Originally, as proposed by Turing, the test involved a computer, a man and a woman and the computer is trying to identify who was the man and who the woman, while the humans could try to deceive the machine.


I think you're confusing a couple different things. There was an old party game in Turing's time where someone conversed with both a man and a woman and tried to identify which was which, and Turing was inspired by this concept to devise a test where someone conversed with a human and a computer and tried to identify which was the computer and which was the human.


The parent is actually correct. From the original paper:

The new form of the problem can be described in terms of a game which we call the 'imitation game." It is played with three people, a man (A), a woman (B), and an interrogator (C) who may be of either sex. The interrogator stays in a room apart front the other two. The object of the game for the interrogator is to determine which of the other two is the man and which is the woman. He knows them by labels X and Y, and at the end of the game he says either "X is A and Y is B" or "X is B and Y is A." The interrogator is allowed to put questions to A and B thus:

C: Will X please tell me the length of his or her hair?

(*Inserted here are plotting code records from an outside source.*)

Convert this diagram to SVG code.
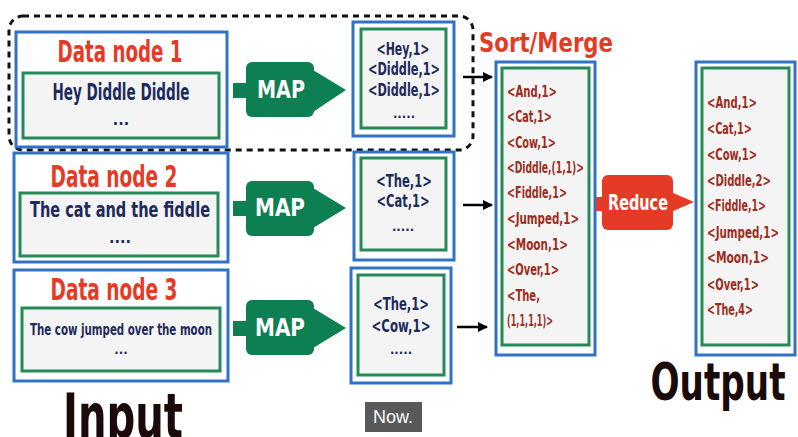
<svg xmlns="http://www.w3.org/2000/svg" width="798" height="437" viewBox="0 0 798 437">
<style>
.outer{fill:#ffffff;stroke:#2f72c6;stroke-width:3}
.inner{fill:#f4f4f4;stroke:#238a58;stroke-width:3}
.t{font-family:"DejaVu Sans Condensed","DejaVu Sans",sans-serif;font-weight:bold}
.title{fill:#e53b26;font-size:30px}
.navy{fill:#1c2a5c}
.kv{fill:#9c2c1c;font-size:16px}
.mo{font-size:18px}
.map{fill:#0e7f52}
.white{fill:#ffffff}
.big{fill:#1a0a0a}
.conn{stroke:#000;stroke-width:2.5;fill:none}
</style>
<defs>
<marker id="ah" viewBox="0 0 10 10" refX="9" refY="5" markerWidth="4" markerHeight="4" orient="auto">
<path d="M0,0 L10,5 L0,10 z" fill="#000"/>
</marker>
</defs>
<rect width="798" height="437" fill="#ffffff"/>

<g id="group1">
<rect x="9" y="16" width="464" height="134" rx="14" fill="none" stroke="#111" stroke-width="3" stroke-dasharray="6,5"/>
</g>

<g id="datanode1">
<rect class="outer" x="16" y="32" width="211" height="115"/>
<rect class="inner" x="23" y="73" width="196" height="65"/>
<text class="t title" transform="translate(120,62) scale(0.62,1)" text-anchor="middle" textLength="201.6" lengthAdjust="spacingAndGlyphs">Data node 1</text>
<text class="t navy" transform="translate(121,100) scale(0.7,1)" font-size="23" text-anchor="middle" textLength="195.7" lengthAdjust="spacingAndGlyphs">Hey Diddle Diddle</text>
<text class="t navy" x="121" y="125" font-size="16" text-anchor="middle">...</text>
</g>

<g id="datanode2">
<rect class="outer" x="14" y="153" width="214" height="109"/>
<rect class="inner" x="20" y="193" width="198" height="63"/>
<text class="t title" transform="translate(114,187) scale(0.62,1)" text-anchor="middle" textLength="204.8" lengthAdjust="spacingAndGlyphs">Data node 2</text>
<text class="t navy" transform="translate(120,217) scale(0.75,1)" font-size="21" text-anchor="middle" textLength="240" lengthAdjust="spacingAndGlyphs">The cat and the fiddle</text>
<text class="t navy" x="120" y="243" font-size="16" text-anchor="middle">....</text>
</g>

<g id="datanode3">
<rect class="outer" x="14" y="270" width="214" height="111"/>
<rect class="inner" x="22" y="308" width="198" height="63"/>
<text class="t title" transform="translate(114,300) scale(0.62,1)" text-anchor="middle" textLength="204.8" lengthAdjust="spacingAndGlyphs">Data node 3</text>
<text class="t navy" transform="translate(121,335) scale(0.7,1)" font-size="16" text-anchor="middle" textLength="260" lengthAdjust="spacingAndGlyphs">The cow jumped over the moon</text>
<text class="t navy" x="121" y="354" font-size="13" text-anchor="middle">...</text>
</g>

<g id="map1">
<rect class="map" x="233" y="83" width="16" height="15"/>
<rect class="map" x="246" y="62" width="68" height="55" rx="6"/>
<path class="map" d="M313,70 L346,90 L313,112 z"/>
<text class="t white" transform="translate(281,98) scale(0.8,1)" font-size="25" text-anchor="middle" textLength="60" lengthAdjust="spacingAndGlyphs">MAP</text>
</g>
<g id="map2">
<rect class="map" x="233" y="201" width="16" height="15"/>
<rect class="map" x="246" y="181" width="68" height="55" rx="6"/>
<path class="map" d="M313,188 L346,208 L313,228 z"/>
<text class="t white" transform="translate(280,216) scale(0.8,1)" font-size="25" text-anchor="middle" textLength="62.5" lengthAdjust="spacingAndGlyphs">MAP</text>
</g>
<g id="map3">
<rect class="map" x="233" y="321" width="16" height="15"/>
<rect class="map" x="246" y="300" width="68" height="55" rx="6"/>
<path class="map" d="M313,308 L346,328 L313,348 z"/>
<text class="t white" transform="translate(280,336) scale(0.8,1)" font-size="25" text-anchor="middle" textLength="62.5" lengthAdjust="spacingAndGlyphs">MAP</text>
</g>

<g id="mapout1">
<rect class="outer" x="353" y="22" width="101" height="114"/>
<rect class="inner" x="361" y="29" width="85" height="99"/>
<text class="t navy mo" transform="translate(403,55) scale(0.62,1)" text-anchor="middle" textLength="85.5" lengthAdjust="spacingAndGlyphs">&lt;Hey,1&gt;</text>
<text class="t navy mo" transform="translate(404,75) scale(0.62,1)" text-anchor="middle" textLength="116.1" lengthAdjust="spacingAndGlyphs">&lt;Diddle,1&gt;</text>
<text class="t navy mo" transform="translate(404,96) scale(0.62,1)" text-anchor="middle" textLength="116.1" lengthAdjust="spacingAndGlyphs">&lt;Diddle,1&gt;</text>
<text class="t navy" x="404" y="118" font-size="13" text-anchor="middle">.....</text>
</g>
<g id="mapout2">
<rect class="outer" x="354" y="152" width="100" height="108"/>
<rect class="inner" x="361" y="158" width="85" height="92"/>
<text class="t navy mo" transform="translate(404,187) scale(0.62,1)" text-anchor="middle" textLength="90.3" lengthAdjust="spacingAndGlyphs">&lt;The,1&gt;</text>
<text class="t navy mo" transform="translate(403,207) scale(0.62,1)" text-anchor="middle" textLength="85.5" lengthAdjust="spacingAndGlyphs">&lt;Cat,1&gt;</text>
<text class="t navy" x="403" y="231" font-size="13" text-anchor="middle">.....</text>
</g>
<g id="mapout3">
<rect class="outer" x="351" y="268" width="100" height="115"/>
<rect class="inner" x="358" y="275" width="86" height="100"/>
<text class="t navy mo" transform="translate(401,310) scale(0.62,1)" text-anchor="middle" textLength="90.3" lengthAdjust="spacingAndGlyphs">&lt;The,1&gt;</text>
<text class="t navy mo" transform="translate(401,332) scale(0.62,1)" text-anchor="middle" textLength="95.2" lengthAdjust="spacingAndGlyphs">&lt;Cow,1&gt;</text>
<text class="t navy" x="401" y="354" font-size="13" text-anchor="middle">.....</text>
</g>

<g id="connectors">
<line class="conn" x1="463" y1="77" x2="492" y2="77" marker-end="url(#ah)"/>
<line class="conn" x1="463" y1="205" x2="492" y2="205" marker-end="url(#ah)"/>
<line class="conn" x1="457" y1="327" x2="487" y2="327" marker-end="url(#ah)"/>
</g>

<g id="sortmerge">
<text class="t" transform="translate(546,52) scale(0.84,1)" font-size="27" fill="#e53b26" text-anchor="middle" textLength="159.5" lengthAdjust="spacingAndGlyphs">Sort/Merge</text>
<rect class="outer" x="496" y="62" width="99" height="293"/>
<rect class="inner" x="502" y="68" width="87" height="277"/>
<g transform="translate(507,0) scale(0.7,1)">
<text class="t kv" x="0" y="97" textLength="71.4" lengthAdjust="spacingAndGlyphs">&lt;And,1&gt;</text>
<text class="t kv" x="0" y="122" textLength="64.3" lengthAdjust="spacingAndGlyphs">&lt;Cat,1&gt;</text>
<text class="t kv" x="0" y="148" textLength="70" lengthAdjust="spacingAndGlyphs">&lt;Cow,1&gt;</text>
<text class="t kv" x="0" y="173" textLength="110" lengthAdjust="spacingAndGlyphs">&lt;Diddle,(1,1)&gt;</text>
<text class="t kv" x="0" y="198" textLength="85.7" lengthAdjust="spacingAndGlyphs">&lt;Fiddle,1&gt;</text>
<text class="t kv" x="0" y="224" textLength="102.9" lengthAdjust="spacingAndGlyphs">&lt;Jumped,1&gt;</text>
<text class="t kv" x="0" y="250" textLength="87.1" lengthAdjust="spacingAndGlyphs">&lt;Moon,1&gt;</text>
<text class="t kv" x="0" y="275" textLength="74.3" lengthAdjust="spacingAndGlyphs">&lt;Over,1&gt;</text>
<text class="t kv" x="0" y="301" textLength="47.1" lengthAdjust="spacingAndGlyphs">&lt;The,</text>
<text class="t kv" x="0" y="326" textLength="65.7" lengthAdjust="spacingAndGlyphs">(1,1,1,1)&gt;</text>
</g>
</g>

<g id="reduce">
<rect x="596" y="197" width="8" height="14" fill="#e53b26"/>
<rect x="602" y="175" width="71" height="55" rx="6" fill="#e53b26"/>
<path d="M671,192 L694,202 L671,212 z" fill="#e53b26"/>
<text class="t white" transform="translate(638,210) scale(0.7,1)" font-size="21" text-anchor="middle" textLength="85.7" lengthAdjust="spacingAndGlyphs">Reduce</text>
</g>

<g id="output">
<rect class="outer" x="696" y="62" width="99" height="293"/>
<rect class="inner" x="702" y="68" width="87" height="277"/>
<g transform="translate(707,0) scale(0.7,1)">
<text class="t kv" x="0" y="108" textLength="71.4" lengthAdjust="spacingAndGlyphs">&lt;And,1&gt;</text>
<text class="t kv" x="0" y="134" textLength="64.3" lengthAdjust="spacingAndGlyphs">&lt;Cat,1&gt;</text>
<text class="t kv" x="0" y="160" textLength="71.4" lengthAdjust="spacingAndGlyphs">&lt;Cow,1&gt;</text>
<text class="t kv" x="0" y="186" textLength="91.4" lengthAdjust="spacingAndGlyphs">&lt;Diddle,2&gt;</text>
<text class="t kv" x="0" y="211" textLength="84.3" lengthAdjust="spacingAndGlyphs">&lt;Fiddle,1&gt;</text>
<text class="t kv" x="0" y="238" textLength="102.9" lengthAdjust="spacingAndGlyphs">&lt;Jumped,1&gt;</text>
<text class="t kv" x="0" y="263" textLength="88.6" lengthAdjust="spacingAndGlyphs">&lt;Moon,1&gt;</text>
<text class="t kv" x="0" y="290" textLength="74.3" lengthAdjust="spacingAndGlyphs">&lt;Over,1&gt;</text>
<text class="t kv" x="0" y="315" textLength="65.7" lengthAdjust="spacingAndGlyphs">&lt;The,4&gt;</text>
</g>
</g>

<text class="t big" transform="translate(718,400) scale(0.66,1)" font-size="52" text-anchor="middle" textLength="204.5" lengthAdjust="spacingAndGlyphs">Output</text>
<text class="t big" transform="translate(123,438) scale(0.65,1)" font-size="62" text-anchor="middle" textLength="184.6" lengthAdjust="spacingAndGlyphs">Input</text>

<g id="caption">
<rect x="365" y="402" width="57" height="30" fill="#595959"/>
<text x="393" y="423" font-family="Liberation Sans, Arial, sans-serif" font-size="18" fill="#ffffff" text-anchor="middle">Now.</text>
</g>
</svg>
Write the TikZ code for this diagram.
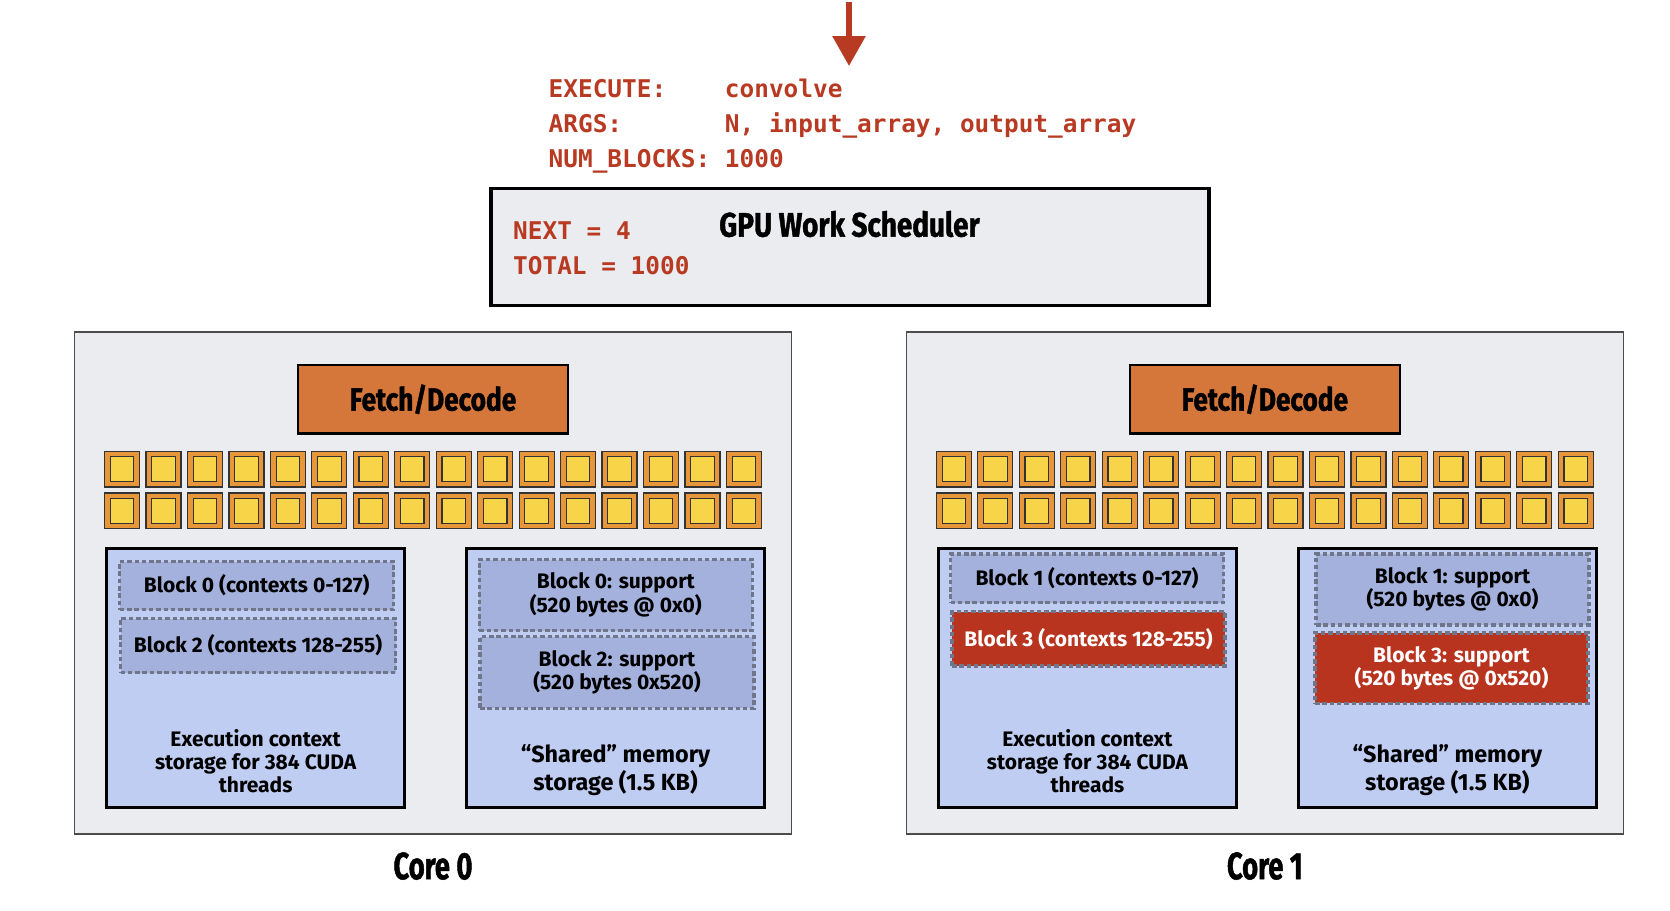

Now suppose X is actually A, then A must answer. It is A's object in the game to try and cause C to make the wrong identification. His answer might therefore be:

"My hair is shingled, and the longest strands are about nine inches long."

In order that tones of voice may not help the interrogator the answers should be written, or better still, typewritten. The ideal arrangement is to have a teleprinter communicating between the two rooms. Alternatively the question and answers can be repeated by an intermediary. The object of the game for the third player (B) is to help the interrogator. The best strategy for her is probably to give truthful answers. She can add such things as "I am the woman, don't listen to him!" to her answers, but it will avail nothing as the man can make similar remarks.

We now ask the question, "What will happen when a machine takes the part of A in this game?" Will the interrogator decide wrongly as often when the game is played like this as he does when the game is played between a man and a woman? These questions replace our original, "Can machines think?"

/end quote


You're missing part of the Turing test - the humans involved need to have an incentive to prove they are human. A bot that's indistinguishable from a typical youtube commenter doesn't clear that bar.


how bout this refinement - wouldn't pass the turing test if tested by me.


Why would it be great if you never had to see another Eliza?